Floyd’s death sparked a massive movement against police brutality and a sweeping shift in public opinion. And while it’s possible that in the wake of the latest tragedy, public support for reforming policing might increase again, new calls for change face a significant obstacle in public opinion. Gains in support for reform, especially among white Americans, tend to be fleeting, and there’s no consensus on what type of reforms the public wants.
Eleven months after Floyd’s death, support for the Black Lives Matter movement has fallen, while America’s trust in law enforcement has risen. Sixty-nine percent of Americans, according to a USA Today/Ipsos survey from March, now trust local police and law enforcement to promote justice and equal treatment of all races versus 56 percent who felt the same way last June.

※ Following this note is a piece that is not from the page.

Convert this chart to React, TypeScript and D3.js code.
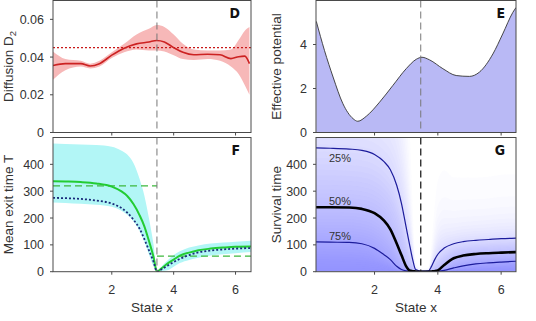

Meanwhile, in the almost four years Civiqs has been asking about support for the Black Lives Matter movement, a majority of white people have never supported the movement.1 Support peaked at 43 percent last June, just days after Floyd’s death. Since then, white Americans’ support for the movement has dipped back down to roughly where it was before Floyd’s death and is currently at 37 percent.
Some of the biggest drops in support among white Americans occurred among older people (between the ages of 50 and 64), Republicans and men. Black Americans, meanwhile, have remained steady in their support of the movement. Overall, 85 percent of Black Americans say they support Black Lives Matter, compared to 88 percent last year. And that cuts across age, education and gender.
The reasons for the decline in support among white Americans are myriad. Some experts have chalked it up to a decline in protests and less media coverage of ongoing calls for police reform, making it easier for white people to tune out issues of police brutality. It’s also worth noting, of course, that many protests for Black and civil rights start off unpopular, and people’s perception of the current movement might change over time; white Americans have gradually become more liberal on issues of race, for instance. (Public opinion tends to ebb and flow with tragedy, too, a trend we’ve seen in recent years with the debate over gun control.)
It’s a stark reminder, though, that despite the heavy media coverage the Chauvin trial has received in its first three weeks, its outcome is anything but certain. As we’ve written before, it’s uncommon for police officers to face legal consequences for excessive force. While a majority of Americans (57 percent) think Chauvin should be found guilty, according to a recent Economist/YouGov poll, 56 percent of registered voters told Morning Consult in a separate poll that they’re not following the trial closely. Twenty-one percent said it was because they didn’t think anything will change.
But even if Chauvin is convicted, it’s unlikely policing will fundamentally change in the U.S. Not only is public opinion variable, leading lawmakers to back off reform, law enforcement is often reluctant to admit wrongdoing toward Black people.